[Code that draws figures]
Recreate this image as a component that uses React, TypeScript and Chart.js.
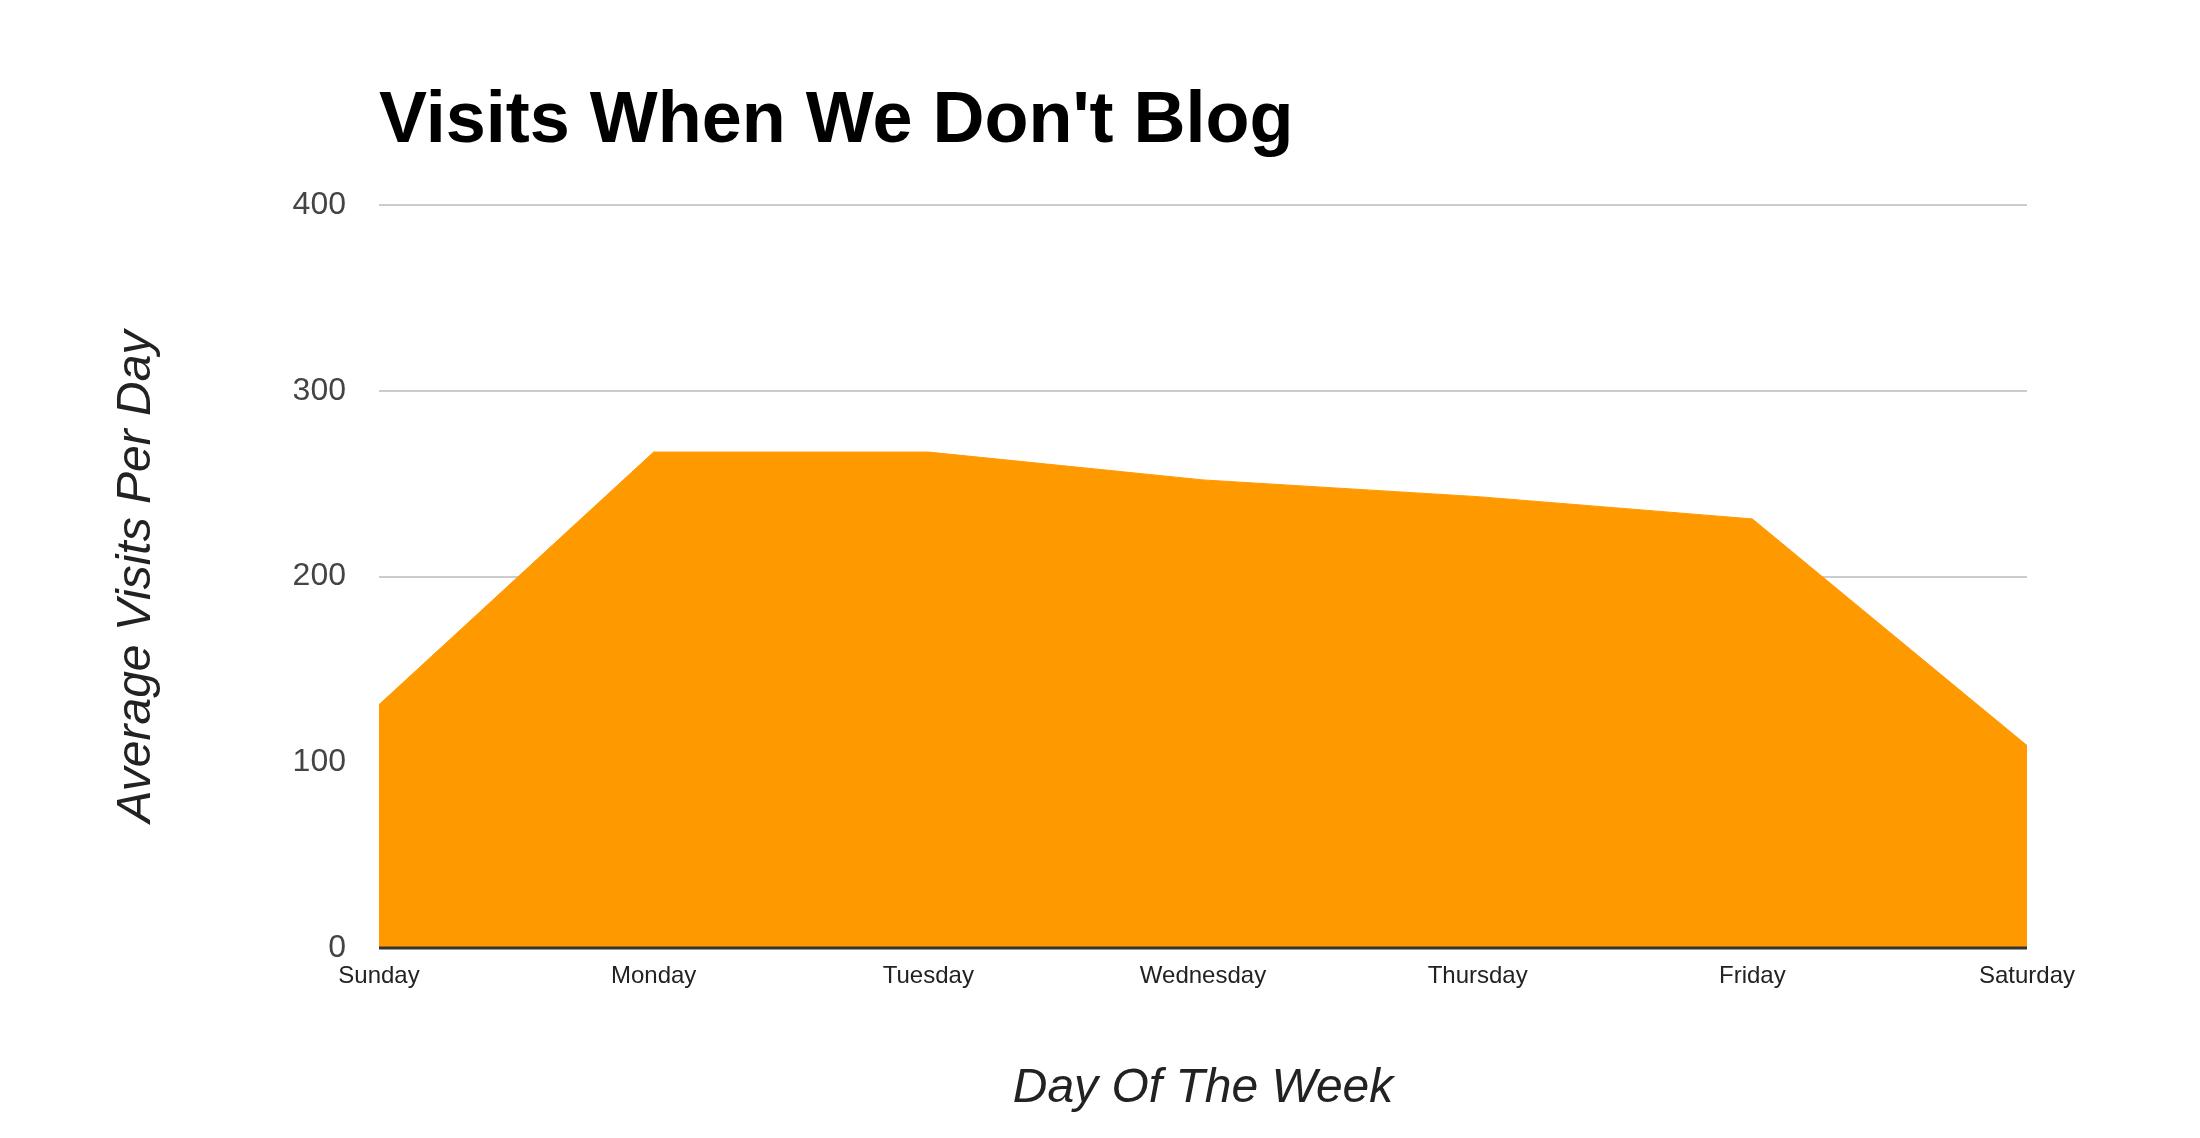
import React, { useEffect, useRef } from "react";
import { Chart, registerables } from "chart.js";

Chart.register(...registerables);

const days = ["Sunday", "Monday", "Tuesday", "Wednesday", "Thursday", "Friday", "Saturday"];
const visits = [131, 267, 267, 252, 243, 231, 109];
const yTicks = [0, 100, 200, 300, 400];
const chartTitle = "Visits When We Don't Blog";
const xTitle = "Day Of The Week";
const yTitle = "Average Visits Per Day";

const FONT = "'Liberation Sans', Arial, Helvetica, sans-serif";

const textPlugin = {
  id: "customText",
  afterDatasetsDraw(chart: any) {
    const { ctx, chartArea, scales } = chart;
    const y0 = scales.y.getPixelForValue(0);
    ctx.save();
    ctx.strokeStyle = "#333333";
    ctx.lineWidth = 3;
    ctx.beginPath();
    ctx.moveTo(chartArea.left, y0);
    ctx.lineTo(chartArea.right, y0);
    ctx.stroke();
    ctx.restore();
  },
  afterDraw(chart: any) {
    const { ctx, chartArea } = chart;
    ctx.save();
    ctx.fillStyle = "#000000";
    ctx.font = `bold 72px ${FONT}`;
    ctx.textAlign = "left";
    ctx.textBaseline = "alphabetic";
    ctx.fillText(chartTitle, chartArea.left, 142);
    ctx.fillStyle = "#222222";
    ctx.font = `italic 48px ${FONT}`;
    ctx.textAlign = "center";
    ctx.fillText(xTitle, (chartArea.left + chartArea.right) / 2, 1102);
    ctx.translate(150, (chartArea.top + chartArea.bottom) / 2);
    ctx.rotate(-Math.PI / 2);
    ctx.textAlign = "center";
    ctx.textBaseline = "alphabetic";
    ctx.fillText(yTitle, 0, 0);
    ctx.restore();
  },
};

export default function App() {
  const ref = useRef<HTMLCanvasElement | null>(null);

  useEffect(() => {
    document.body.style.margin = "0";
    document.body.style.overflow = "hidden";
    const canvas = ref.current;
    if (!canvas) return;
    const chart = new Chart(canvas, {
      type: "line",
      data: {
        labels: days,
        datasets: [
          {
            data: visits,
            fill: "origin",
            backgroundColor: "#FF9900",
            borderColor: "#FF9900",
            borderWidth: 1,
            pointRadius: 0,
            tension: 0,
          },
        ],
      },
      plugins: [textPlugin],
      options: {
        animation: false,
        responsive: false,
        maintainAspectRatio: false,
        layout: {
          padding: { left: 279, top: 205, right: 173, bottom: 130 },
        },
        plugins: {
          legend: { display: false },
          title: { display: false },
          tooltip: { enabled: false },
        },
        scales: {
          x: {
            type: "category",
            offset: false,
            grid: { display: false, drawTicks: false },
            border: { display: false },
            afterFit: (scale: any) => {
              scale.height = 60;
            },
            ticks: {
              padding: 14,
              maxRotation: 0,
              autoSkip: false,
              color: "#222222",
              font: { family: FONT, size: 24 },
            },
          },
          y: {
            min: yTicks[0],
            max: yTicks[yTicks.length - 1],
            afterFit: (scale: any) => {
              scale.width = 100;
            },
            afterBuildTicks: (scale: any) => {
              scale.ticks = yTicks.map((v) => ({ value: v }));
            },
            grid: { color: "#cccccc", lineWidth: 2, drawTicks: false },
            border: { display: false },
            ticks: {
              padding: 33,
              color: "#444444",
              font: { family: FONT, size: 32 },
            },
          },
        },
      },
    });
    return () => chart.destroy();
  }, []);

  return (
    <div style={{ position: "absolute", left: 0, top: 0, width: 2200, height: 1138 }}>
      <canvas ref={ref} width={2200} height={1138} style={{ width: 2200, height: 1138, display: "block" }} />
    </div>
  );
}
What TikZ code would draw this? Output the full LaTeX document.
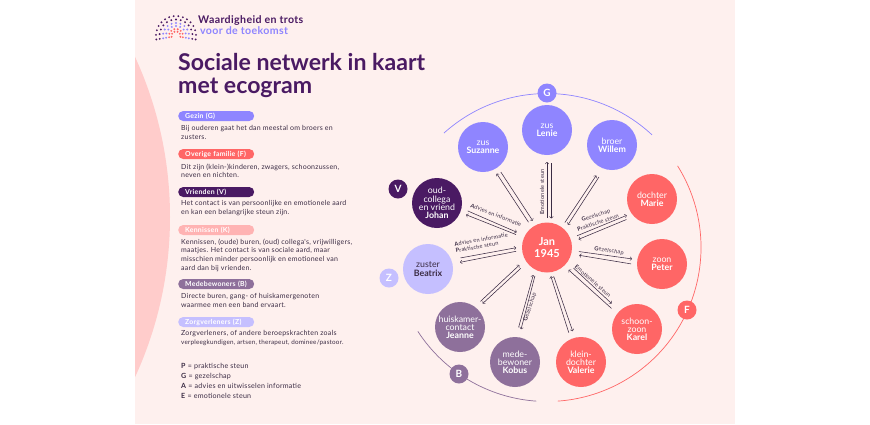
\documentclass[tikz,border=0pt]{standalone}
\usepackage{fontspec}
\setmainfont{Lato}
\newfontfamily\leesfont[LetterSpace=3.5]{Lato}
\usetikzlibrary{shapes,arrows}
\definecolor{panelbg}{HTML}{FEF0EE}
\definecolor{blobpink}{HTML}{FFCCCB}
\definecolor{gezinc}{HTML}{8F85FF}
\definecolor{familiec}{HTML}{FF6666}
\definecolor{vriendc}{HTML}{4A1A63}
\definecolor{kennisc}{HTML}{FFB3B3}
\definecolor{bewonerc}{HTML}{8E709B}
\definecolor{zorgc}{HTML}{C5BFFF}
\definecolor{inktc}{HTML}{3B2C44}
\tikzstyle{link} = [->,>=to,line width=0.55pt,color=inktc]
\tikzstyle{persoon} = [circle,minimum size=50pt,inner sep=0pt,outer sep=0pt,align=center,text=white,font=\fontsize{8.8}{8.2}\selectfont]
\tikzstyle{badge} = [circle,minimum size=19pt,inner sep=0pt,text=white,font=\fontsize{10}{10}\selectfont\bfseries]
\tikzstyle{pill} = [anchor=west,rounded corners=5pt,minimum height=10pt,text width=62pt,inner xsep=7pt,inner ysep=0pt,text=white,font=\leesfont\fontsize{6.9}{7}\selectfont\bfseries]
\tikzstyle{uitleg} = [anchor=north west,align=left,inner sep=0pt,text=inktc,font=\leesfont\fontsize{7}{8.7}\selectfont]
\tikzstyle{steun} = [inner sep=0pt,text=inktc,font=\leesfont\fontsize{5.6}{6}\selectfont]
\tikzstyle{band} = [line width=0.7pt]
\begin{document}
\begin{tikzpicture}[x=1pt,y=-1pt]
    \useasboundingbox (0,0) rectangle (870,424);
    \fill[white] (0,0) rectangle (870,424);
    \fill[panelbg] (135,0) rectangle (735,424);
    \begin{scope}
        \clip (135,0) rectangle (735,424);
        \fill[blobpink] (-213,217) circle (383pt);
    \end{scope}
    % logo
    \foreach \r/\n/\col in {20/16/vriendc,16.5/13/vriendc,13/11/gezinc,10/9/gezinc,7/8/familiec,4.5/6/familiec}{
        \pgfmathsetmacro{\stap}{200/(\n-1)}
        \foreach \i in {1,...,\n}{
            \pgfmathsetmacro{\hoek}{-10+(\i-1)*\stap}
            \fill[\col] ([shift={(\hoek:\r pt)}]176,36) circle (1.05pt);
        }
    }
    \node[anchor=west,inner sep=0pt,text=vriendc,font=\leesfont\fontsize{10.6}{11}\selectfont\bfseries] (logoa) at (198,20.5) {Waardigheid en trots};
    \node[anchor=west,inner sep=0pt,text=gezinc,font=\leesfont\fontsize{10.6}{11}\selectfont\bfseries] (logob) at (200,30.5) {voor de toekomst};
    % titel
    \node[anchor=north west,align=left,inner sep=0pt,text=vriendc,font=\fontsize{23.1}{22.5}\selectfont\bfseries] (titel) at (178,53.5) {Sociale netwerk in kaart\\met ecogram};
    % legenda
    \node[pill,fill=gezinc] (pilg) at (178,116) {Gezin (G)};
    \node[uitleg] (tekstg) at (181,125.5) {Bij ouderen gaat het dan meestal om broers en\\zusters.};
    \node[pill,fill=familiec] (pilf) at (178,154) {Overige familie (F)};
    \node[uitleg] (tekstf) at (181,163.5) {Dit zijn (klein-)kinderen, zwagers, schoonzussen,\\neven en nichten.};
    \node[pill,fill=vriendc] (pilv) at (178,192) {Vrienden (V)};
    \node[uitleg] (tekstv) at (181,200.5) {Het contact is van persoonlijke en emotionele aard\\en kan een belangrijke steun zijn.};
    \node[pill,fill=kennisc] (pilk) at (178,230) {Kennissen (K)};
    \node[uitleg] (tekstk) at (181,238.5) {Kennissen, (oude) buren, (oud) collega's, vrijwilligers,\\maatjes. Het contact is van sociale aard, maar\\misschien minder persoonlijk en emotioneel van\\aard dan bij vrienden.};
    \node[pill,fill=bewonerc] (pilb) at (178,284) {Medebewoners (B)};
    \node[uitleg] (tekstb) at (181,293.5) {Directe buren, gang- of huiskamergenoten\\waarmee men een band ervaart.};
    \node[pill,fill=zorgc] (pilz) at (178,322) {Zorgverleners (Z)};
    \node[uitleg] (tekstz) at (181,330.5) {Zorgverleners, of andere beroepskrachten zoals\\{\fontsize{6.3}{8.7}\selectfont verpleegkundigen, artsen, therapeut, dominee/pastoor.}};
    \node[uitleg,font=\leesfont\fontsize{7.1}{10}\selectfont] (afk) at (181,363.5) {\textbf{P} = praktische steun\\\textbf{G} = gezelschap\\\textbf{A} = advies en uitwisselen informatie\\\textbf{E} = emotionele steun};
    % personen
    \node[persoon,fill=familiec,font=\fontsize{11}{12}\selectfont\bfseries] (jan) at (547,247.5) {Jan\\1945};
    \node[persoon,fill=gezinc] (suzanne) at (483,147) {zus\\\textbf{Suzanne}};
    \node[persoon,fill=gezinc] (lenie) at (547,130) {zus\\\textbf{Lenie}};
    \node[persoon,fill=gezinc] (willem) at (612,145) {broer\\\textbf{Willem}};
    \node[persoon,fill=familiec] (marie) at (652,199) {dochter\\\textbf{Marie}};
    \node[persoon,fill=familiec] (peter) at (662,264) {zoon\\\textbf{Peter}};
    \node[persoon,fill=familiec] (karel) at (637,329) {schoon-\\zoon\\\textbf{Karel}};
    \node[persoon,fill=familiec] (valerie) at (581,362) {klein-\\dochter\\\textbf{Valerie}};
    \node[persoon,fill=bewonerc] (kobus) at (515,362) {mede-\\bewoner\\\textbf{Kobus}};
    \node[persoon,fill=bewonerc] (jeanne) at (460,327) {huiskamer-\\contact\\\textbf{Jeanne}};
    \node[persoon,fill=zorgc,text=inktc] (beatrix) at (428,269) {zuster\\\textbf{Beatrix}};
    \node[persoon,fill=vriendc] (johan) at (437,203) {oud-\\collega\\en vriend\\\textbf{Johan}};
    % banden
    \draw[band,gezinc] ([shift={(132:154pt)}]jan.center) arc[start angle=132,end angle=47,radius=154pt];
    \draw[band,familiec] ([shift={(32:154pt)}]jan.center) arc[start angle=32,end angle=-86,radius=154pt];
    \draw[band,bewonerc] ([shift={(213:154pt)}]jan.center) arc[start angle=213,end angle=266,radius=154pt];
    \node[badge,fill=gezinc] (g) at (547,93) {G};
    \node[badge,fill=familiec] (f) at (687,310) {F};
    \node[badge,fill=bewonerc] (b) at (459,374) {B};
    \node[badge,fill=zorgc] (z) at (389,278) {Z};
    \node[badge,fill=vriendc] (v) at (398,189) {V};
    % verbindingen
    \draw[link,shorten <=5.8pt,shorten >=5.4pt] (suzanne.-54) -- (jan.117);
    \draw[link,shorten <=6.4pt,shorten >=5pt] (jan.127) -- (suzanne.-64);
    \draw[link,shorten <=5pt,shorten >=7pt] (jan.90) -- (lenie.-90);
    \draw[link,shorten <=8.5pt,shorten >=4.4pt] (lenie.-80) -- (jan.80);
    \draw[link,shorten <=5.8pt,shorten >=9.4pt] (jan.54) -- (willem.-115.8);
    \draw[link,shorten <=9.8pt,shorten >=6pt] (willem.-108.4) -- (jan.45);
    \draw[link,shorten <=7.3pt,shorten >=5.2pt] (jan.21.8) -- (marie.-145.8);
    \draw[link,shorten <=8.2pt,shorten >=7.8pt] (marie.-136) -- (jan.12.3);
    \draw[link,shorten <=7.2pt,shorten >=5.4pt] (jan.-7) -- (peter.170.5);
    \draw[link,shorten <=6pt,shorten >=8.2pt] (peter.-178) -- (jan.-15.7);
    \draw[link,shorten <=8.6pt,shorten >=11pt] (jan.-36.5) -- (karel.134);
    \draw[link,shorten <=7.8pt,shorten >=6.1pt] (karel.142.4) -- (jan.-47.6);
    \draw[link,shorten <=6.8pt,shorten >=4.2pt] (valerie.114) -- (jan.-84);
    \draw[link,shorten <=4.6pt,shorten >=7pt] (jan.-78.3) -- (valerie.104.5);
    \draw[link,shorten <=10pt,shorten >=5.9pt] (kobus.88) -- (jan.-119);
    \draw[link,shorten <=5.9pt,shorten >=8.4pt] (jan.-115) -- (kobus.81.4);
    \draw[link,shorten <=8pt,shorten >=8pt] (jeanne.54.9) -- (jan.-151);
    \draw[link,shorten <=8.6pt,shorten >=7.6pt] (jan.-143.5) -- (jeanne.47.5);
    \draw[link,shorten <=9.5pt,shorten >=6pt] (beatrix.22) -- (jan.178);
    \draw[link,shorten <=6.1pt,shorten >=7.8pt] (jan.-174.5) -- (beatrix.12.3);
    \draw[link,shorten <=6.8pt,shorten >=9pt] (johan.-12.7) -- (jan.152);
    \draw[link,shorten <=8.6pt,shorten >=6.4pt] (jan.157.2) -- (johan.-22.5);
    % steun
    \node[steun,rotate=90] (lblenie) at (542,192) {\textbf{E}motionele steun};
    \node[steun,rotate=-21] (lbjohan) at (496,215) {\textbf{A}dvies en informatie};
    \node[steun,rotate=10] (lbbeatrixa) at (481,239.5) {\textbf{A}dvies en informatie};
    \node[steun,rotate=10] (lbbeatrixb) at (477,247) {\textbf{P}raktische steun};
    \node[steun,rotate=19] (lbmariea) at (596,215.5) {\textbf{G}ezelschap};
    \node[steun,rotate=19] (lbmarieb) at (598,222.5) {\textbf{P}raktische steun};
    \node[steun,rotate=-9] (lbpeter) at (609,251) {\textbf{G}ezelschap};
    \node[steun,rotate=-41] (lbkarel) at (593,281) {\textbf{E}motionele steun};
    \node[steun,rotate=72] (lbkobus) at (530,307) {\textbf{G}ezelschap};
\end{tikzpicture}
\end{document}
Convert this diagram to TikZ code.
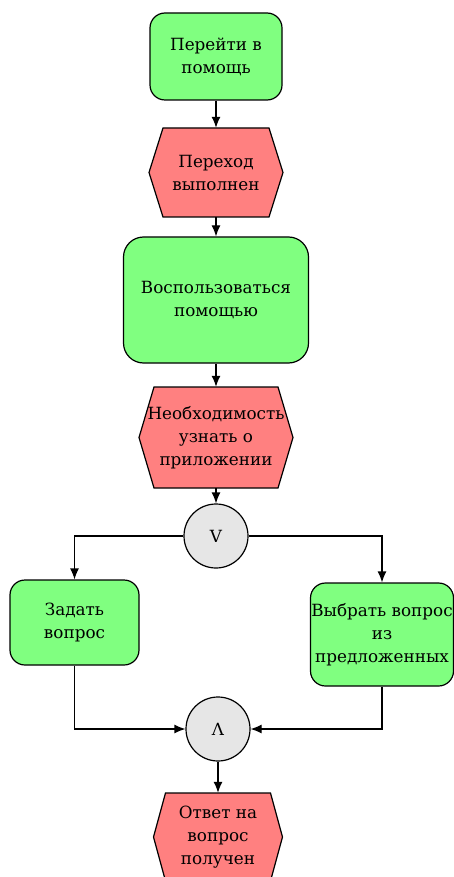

Brief: Give the lines again word for word, from the start of the records to the line holding "Chart.register(...registerables);", both included, and leave out any picture.

Result of this exercise:
Recreate this image as a component that uses React, TypeScript and Chart.js.
import React, { useEffect, useRef } from "react";
import { Chart, registerables } from "chart.js";

Chart.register(...registerables);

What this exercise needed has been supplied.